=== DATA SECTION ===
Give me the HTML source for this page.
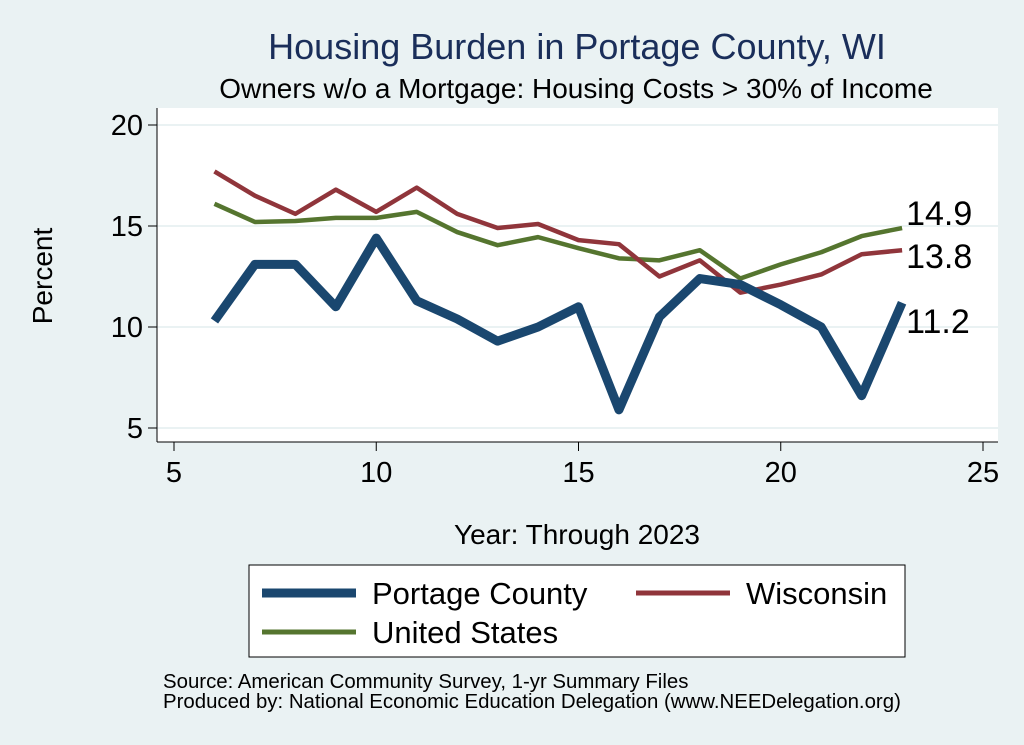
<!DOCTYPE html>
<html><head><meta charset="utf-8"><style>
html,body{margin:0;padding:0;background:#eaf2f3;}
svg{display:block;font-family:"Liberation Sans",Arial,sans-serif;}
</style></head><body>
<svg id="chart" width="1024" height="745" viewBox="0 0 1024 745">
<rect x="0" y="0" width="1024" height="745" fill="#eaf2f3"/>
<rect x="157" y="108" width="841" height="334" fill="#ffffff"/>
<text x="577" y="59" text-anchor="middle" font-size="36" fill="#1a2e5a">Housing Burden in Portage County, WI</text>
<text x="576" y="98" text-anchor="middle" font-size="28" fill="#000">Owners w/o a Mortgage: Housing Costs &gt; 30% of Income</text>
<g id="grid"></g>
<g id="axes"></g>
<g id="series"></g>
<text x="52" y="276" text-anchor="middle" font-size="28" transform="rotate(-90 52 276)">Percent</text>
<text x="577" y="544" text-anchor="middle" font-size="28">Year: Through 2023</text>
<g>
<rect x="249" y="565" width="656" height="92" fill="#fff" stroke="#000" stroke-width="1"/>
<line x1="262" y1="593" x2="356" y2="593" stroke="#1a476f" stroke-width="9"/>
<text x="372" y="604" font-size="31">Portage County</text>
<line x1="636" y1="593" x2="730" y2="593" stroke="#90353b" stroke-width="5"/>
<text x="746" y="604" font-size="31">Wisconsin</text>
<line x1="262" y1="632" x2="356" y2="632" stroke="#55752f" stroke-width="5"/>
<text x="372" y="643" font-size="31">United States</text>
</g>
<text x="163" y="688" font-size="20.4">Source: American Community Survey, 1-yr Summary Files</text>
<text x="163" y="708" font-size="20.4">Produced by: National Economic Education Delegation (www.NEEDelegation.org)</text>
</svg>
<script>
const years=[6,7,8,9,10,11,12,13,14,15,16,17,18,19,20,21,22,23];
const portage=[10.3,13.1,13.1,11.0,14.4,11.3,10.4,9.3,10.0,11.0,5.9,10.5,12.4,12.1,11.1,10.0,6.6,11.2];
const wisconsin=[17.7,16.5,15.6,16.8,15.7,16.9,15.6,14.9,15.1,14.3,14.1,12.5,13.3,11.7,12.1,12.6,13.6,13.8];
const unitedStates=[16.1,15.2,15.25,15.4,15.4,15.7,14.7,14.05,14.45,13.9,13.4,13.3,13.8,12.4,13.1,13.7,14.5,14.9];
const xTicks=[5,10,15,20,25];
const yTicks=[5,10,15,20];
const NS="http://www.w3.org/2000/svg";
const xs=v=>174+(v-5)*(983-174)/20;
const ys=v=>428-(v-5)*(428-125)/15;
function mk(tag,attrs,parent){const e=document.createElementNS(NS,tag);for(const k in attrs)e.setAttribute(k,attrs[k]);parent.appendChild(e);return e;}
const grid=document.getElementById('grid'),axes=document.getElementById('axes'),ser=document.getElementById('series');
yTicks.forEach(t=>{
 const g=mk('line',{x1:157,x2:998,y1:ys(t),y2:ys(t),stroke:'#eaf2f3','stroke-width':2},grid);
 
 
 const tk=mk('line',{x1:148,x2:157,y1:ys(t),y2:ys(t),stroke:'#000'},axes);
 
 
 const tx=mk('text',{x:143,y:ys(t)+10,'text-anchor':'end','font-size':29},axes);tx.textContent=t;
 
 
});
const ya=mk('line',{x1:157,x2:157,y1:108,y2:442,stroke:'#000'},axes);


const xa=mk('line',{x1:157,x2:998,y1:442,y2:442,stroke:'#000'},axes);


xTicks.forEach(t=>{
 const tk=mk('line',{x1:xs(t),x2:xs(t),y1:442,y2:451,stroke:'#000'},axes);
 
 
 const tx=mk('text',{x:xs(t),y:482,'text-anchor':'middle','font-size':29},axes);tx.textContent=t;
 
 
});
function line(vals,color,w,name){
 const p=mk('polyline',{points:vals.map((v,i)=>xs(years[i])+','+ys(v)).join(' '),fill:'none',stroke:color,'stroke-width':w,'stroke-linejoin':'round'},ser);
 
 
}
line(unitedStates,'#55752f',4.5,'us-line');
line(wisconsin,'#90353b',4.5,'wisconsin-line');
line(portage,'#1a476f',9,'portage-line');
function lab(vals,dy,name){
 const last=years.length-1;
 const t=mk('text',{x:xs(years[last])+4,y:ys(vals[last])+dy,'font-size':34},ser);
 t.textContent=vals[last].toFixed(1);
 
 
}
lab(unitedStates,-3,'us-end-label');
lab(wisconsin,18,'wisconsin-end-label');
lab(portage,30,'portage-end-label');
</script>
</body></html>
===
■ DIRECTIONS FOR THIS TASK
Restate the whole of the material word for word without the pictures.

■ EXPECTED OUTPUT
Give me the HTML source for this page.
<!DOCTYPE html>
<html><head><meta charset="utf-8"><style>
html,body{margin:0;padding:0;background:#eaf2f3;}
svg{display:block;font-family:"Liberation Sans",Arial,sans-serif;}
</style></head><body>
<svg id="chart" width="1024" height="745" viewBox="0 0 1024 745">
<rect x="0" y="0" width="1024" height="745" fill="#eaf2f3"/>
<rect x="157" y="108" width="841" height="334" fill="#ffffff"/>
<text x="577" y="59" text-anchor="middle" font-size="36" fill="#1a2e5a">Housing Burden in Portage County, WI</text>
<text x="576" y="98" text-anchor="middle" font-size="28" fill="#000">Owners w/o a Mortgage: Housing Costs &gt; 30% of Income</text>
<g id="grid"></g>
<g id="axes"></g>
<g id="series"></g>
<text x="52" y="276" text-anchor="middle" font-size="28" transform="rotate(-90 52 276)">Percent</text>
<text x="577" y="544" text-anchor="middle" font-size="28">Year: Through 2023</text>
<g>
<rect x="249" y="565" width="656" height="92" fill="#fff" stroke="#000" stroke-width="1"/>
<line x1="262" y1="593" x2="356" y2="593" stroke="#1a476f" stroke-width="9"/>
<text x="372" y="604" font-size="31">Portage County</text>
<line x1="636" y1="593" x2="730" y2="593" stroke="#90353b" stroke-width="5"/>
<text x="746" y="604" font-size="31">Wisconsin</text>
<line x1="262" y1="632" x2="356" y2="632" stroke="#55752f" stroke-width="5"/>
<text x="372" y="643" font-size="31">United States</text>
</g>
<text x="163" y="688" font-size="20.4">Source: American Community Survey, 1-yr Summary Files</text>
<text x="163" y="708" font-size="20.4">Produced by: National Economic Education Delegation (www.NEEDelegation.org)</text>
</svg>
<script>
const years=[6,7,8,9,10,11,12,13,14,15,16,17,18,19,20,21,22,23];
const portage=[10.3,13.1,13.1,11.0,14.4,11.3,10.4,9.3,10.0,11.0,5.9,10.5,12.4,12.1,11.1,10.0,6.6,11.2];
const wisconsin=[17.7,16.5,15.6,16.8,15.7,16.9,15.6,14.9,15.1,14.3,14.1,12.5,13.3,11.7,12.1,12.6,13.6,13.8];
const unitedStates=[16.1,15.2,15.25,15.4,15.4,15.7,14.7,14.05,14.45,13.9,13.4,13.3,13.8,12.4,13.1,13.7,14.5,14.9];
const xTicks=[5,10,15,20,25];
const yTicks=[5,10,15,20];
const NS="http://www.w3.org/2000/svg";
const xs=v=>174+(v-5)*(983-174)/20;
const ys=v=>428-(v-5)*(428-125)/15;
function mk(tag,attrs,parent){const e=document.createElementNS(NS,tag);for(const k in attrs)e.setAttribute(k,attrs[k]);parent.appendChild(e);return e;}
const grid=document.getElementById('grid'),axes=document.getElementById('axes'),ser=document.getElementById('series');
yTicks.forEach(t=>{
 const g=mk('line',{x1:157,x2:998,y1:ys(t),y2:ys(t),stroke:'#eaf2f3','stroke-width':2},grid);
 
 
 const tk=mk('line',{x1:148,x2:157,y1:ys(t),y2:ys(t),stroke:'#000'},axes);
 
 
 const tx=mk('text',{x:143,y:ys(t)+10,'text-anchor':'end','font-size':29},axes);tx.textContent=t;
 
 
});
const ya=mk('line',{x1:157,x2:157,y1:108,y2:442,stroke:'#000'},axes);


const xa=mk('line',{x1:157,x2:998,y1:442,y2:442,stroke:'#000'},axes);


xTicks.forEach(t=>{
 const tk=mk('line',{x1:xs(t),x2:xs(t),y1:442,y2:451,stroke:'#000'},axes);
 
 
 const tx=mk('text',{x:xs(t),y:482,'text-anchor':'middle','font-size':29},axes);tx.textContent=t;
 
 
});
function line(vals,color,w,name){
 const p=mk('polyline',{points:vals.map((v,i)=>xs(years[i])+','+ys(v)).join(' '),fill:'none',stroke:color,'stroke-width':w,'stroke-linejoin':'round'},ser);
 
 
}
line(unitedStates,'#55752f',4.5,'us-line');
line(wisconsin,'#90353b',4.5,'wisconsin-line');
line(portage,'#1a476f',9,'portage-line');
function lab(vals,dy,name){
 const last=years.length-1;
 const t=mk('text',{x:xs(years[last])+4,y:ys(vals[last])+dy,'font-size':34},ser);
 t.textContent=vals[last].toFixed(1);
 
 
}
lab(unitedStates,-3,'us-end-label');
lab(wisconsin,18,'wisconsin-end-label');
lab(portage,30,'portage-end-label');
</script>
</body></html>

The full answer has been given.